**Instructions for the task:** Tally up the lines carrying the string "that" and respond with only the resulting number.

**Supplied records:**
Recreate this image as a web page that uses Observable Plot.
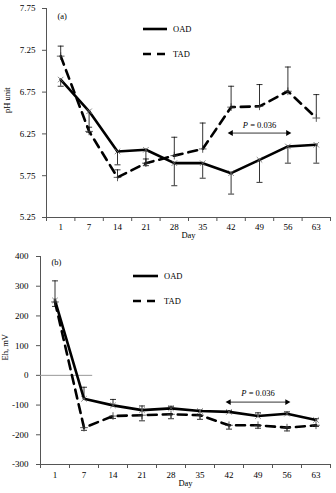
<!DOCTYPE html>
<html>
<head>
<meta charset="utf-8">
<script src="https://cdn.jsdelivr.net/npm/d3@7"></script>
<script src="https://cdn.jsdelivr.net/npm/@observablehq/plot@0.6"></script>
<style>
  html, body { margin: 0; padding: 0; background: white; }
  #chart { width: 336px; font-family: "Liberation Serif", "Times New Roman", serif; }
  .panel { position: relative; width: 336px; }
  .panel svg { display: block; }
  .legend { position: absolute; font-family: "Liberation Serif", "Times New Roman", serif; font-size: 8.5px; color: #000; }
  .legend .row { position: absolute; display: flex; align-items: center; white-space: nowrap; }
  .legend .row span { margin-left: 6px; }
</style>
</head>
<body>
<div id="chart"></div>
<script>
// ---- data ----
const days = ["1", "7", "14", "21", "28", "35", "42", "49", "56", "63"];
const series = ["OAD", "TAD"];

// Panel (a) pH
const phOAD     = [6.90, 6.52, 6.04, 6.06, 5.90, 5.90, 5.78, 5.94, 6.10, 6.12];
const phOADlow  = [6.82, 6.27, 5.88, 5.87, 5.63, 5.72, 5.53, 5.67, 5.90, 5.90];
const phTAD     = [7.18, 6.28, 5.73, 5.90, 5.99, 6.07, 6.57, 6.58, 6.76, 6.44];
const phTADhigh = [7.30, 6.33, 5.82, 5.95, 6.21, 6.38, 6.82, 6.84, 7.05, 6.72];
const phTicks   = [5.25, 5.75, 6.25, 6.75, 7.25, 7.75];

// Panel (b) Eh
const ehOAD     = [252, -79, -101, -117, -111, -120, -123, -137, -129, -150];
const ehOADhigh = [318, -40, -81, -103, -104, -117, -119, -126, -123, -146];
const ehTAD     = [247, -176, -137, -134, -131, -134, -168, -168, -176, -168];
const ehTADlow  = [232, -185, -145, -153, -146, -148, -181, -178, -187, -172];
const ehTicks   = [-300, -200, -100, 0, 100, 200, 300, 400];

const pLabel = "P = 0.036";
const pFrom = "42", pTo = "56";

// ---- helpers ----
const hbar = { draw(ctx, size) { const w = Math.sqrt(size); ctx.moveTo(-w, 0); ctx.lineTo(w, 0); } };
const idx = d => days.indexOf(d) + 0.5;

function rows(vals, errs) {
  return days.map((d, i) => ({ x: i + 0.5, v: vals[i], e: errs[i] }));
}

function makePanel(o) {
  const oad = rows(o.oad, o.oadErr);
  const tad = rows(o.tad, o.tadErr);
  const ann = [{ x1: idx(pFrom), x2: idx(pTo), y: o.arrowY }];
  const marks = [
    Plot.ruleX([0], { stroke: "#555", strokeWidth: 1 }),
    Plot.ruleY([o.yDomain[0]], { stroke: "#555", strokeWidth: 1, insetLeft: -3 }),
    Plot.axisY({ ticks: o.yTicks, tickSize: 4, tickPadding: o.yPad, tickFormat: o.yFormat, label: null, stroke: "#555", fontSize: 9 }),
    Plot.axisX({ ticks: d3.range(0, days.length + 1), tickSize: 4, tickFormat: () => "", label: null, stroke: "#555" }),
    Plot.axisX({ ticks: days.map((d, i) => i + 0.5), tickSize: 0, tickPadding: o.xPad, tickFormat: v => days[Math.floor(v)], label: null, fontSize: 9 }),
    Plot.text(["Day"], { frameAnchor: "bottom", dy: o.dayDy, text: d => d, fontSize: 8.5 }),
    Plot.text([o.yLabel], { frameAnchor: "left", rotate: -90, dx: o.yLabelDx, text: d => d, fontSize: 8.5 }),
    Plot.text([o.tag], { frameAnchor: "top-left", dx: o.tagDx, dy: o.tagDy, text: d => d, fontSize: 8.5 }),
  ];
  if (o.zeroLine) marks.push(Plot.ruleY([0], { x1: 0, x2: o.zeroLine, stroke: "#999", strokeWidth: 1 }));
  marks.push(
    // error bars
    Plot.ruleX(oad, { x: "x", y1: "v", y2: "e", stroke: "#000", strokeWidth: 0.8 }),
    Plot.dot(oad, { x: "x", y: "e", symbol: hbar, r: 1.7, stroke: "#000", strokeWidth: 0.8 }),
    Plot.ruleX(tad, { x: "x", y1: "v", y2: "e", stroke: "#000", strokeWidth: 0.8 }),
    Plot.dot(tad, { x: "x", y: "e", symbol: hbar, r: 1.7, stroke: "#000", strokeWidth: 0.8 }),
    // lines
    Plot.line(oad, { x: "x", y: "v", stroke: "#000", strokeWidth: 2.6 }),
    Plot.line(tad, { x: "x", y: "v", stroke: "#000", strokeWidth: 2.6, strokeDasharray: "9,6" }),
    Plot.dot(oad, { x: "x", y: "v", symbol: "times", r: 2.6, stroke: "#666", strokeWidth: 0.8 }),
    Plot.dot(tad, { x: "x", y: "v", symbol: "plus", r: 2.6, stroke: "#333", strokeWidth: 0.8 }),
    // P annotation
    Plot.link(ann, { x1: "x1", x2: "x2", y1: "y", y2: "y", stroke: "#000", strokeWidth: 0.8 }),
    Plot.dot(ann, { x: "x1", y: "y", symbol: "triangle", r: 2.2, fill: "#000", rotate: -90 }),
    Plot.dot(ann, { x: "x2", y: "y", symbol: "triangle", r: 2.2, fill: "#000", rotate: 90 }),
    Plot.text(ann, { x: d => (d.x1 + d.x2) / 2, y: "y", dy: o.pDy, text: () => pLabel, fontSize: 8.5 })
  );
  const svg = Plot.plot({
    width: 336,
    height: o.height,
    marginTop: o.mt, marginBottom: o.mb, marginLeft: o.ml, marginRight: 6,
    style: { fontFamily: "Liberation Serif, Times New Roman, serif", fontSize: "9px", background: "white", color: "#000" },
    x: { type: "linear", domain: [0, days.length], axis: null },
    y: { domain: o.yDomain, axis: null },
    marks
  });
  d3.select(svg).selectAll("text").each(function () {
    if (this.textContent === pLabel) {
      this.innerHTML = '<tspan font-style="italic">P</tspan> = 0.036';
    }
  });
  const panel = document.createElement("div");
  panel.className = "panel";
  panel.appendChild(svg);
  const leg = document.createElement("div");
  leg.className = "legend";
  leg.style.left = o.legX + "px";
  leg.style.top = "0px";
  series.forEach((s, i) => {
    const row = document.createElement("div");
    row.className = "row";
    row.style.left = "0px";
    row.style.top = (o.legY + i * 25 - 4) + "px";
    const dash = i === 1 ? ' stroke-dasharray="8,6"' : '';
    row.innerHTML = `<svg width="${o.legW}" height="8"><line x1="0" x2="${o.legW}" y1="4" y2="4" stroke="#000" stroke-width="2.6"${dash}/></svg><span>${s}</span>`;
    leg.appendChild(row);
  });
  panel.appendChild(leg);
  return panel;
}

const chart = document.getElementById("chart");
chart.appendChild(makePanel({
  height: 245, mt: 8, mb: 28, ml: 46,
  yDomain: [5.25, 7.75], yTicks: phTicks, yFormat: d3.format(".2f"), yPad: 7,
  xPad: 6, dayDy: 20, yLabel: "pH unit", yLabelDx: -39,
  tag: "(a)", tagDx: 11, tagDy: 4,
  oad: phOAD, oadErr: phOADlow, tad: phTAD, tadErr: phTADhigh,
  arrowY: 6.26, pDy: -8,
  legX: 143, legY: 28, legW: 24
}));
chart.appendChild(makePanel({
  height: 248, mt: 11, mb: 29, ml: 40,
  yDomain: [-300, 400], yTicks: ehTicks, yFormat: d => String(d), yPad: 8,
  xPad: 7, dayDy: 21, yLabel: "Eh, mV", yLabelDx: -35,
  tag: "(b)", tagDx: 11, tagDy: 2,
  oad: ehOAD, oadErr: ehOADhigh, tad: ehTAD, tadErr: ehTADlow,
  zeroLine: 1.8,
  arrowY: -90, pDy: -9,
  legX: 133, legY: 30, legW: 25
}));
</script>
</body>
</html>
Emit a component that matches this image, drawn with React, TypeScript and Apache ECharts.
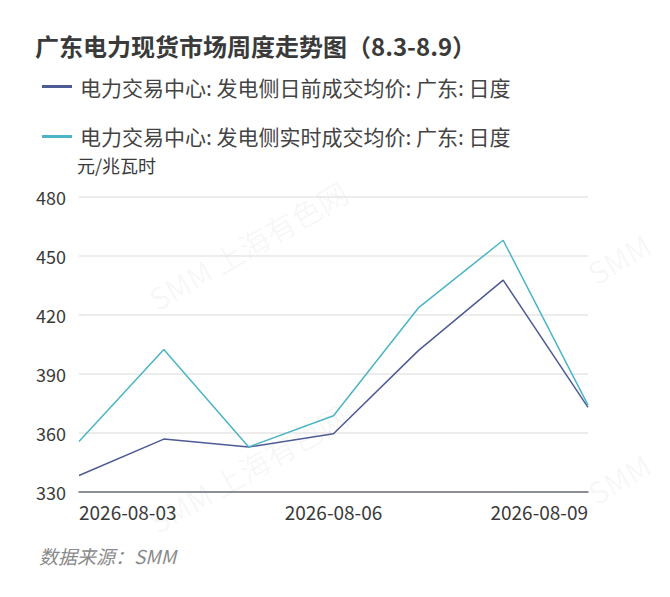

**The result:** 2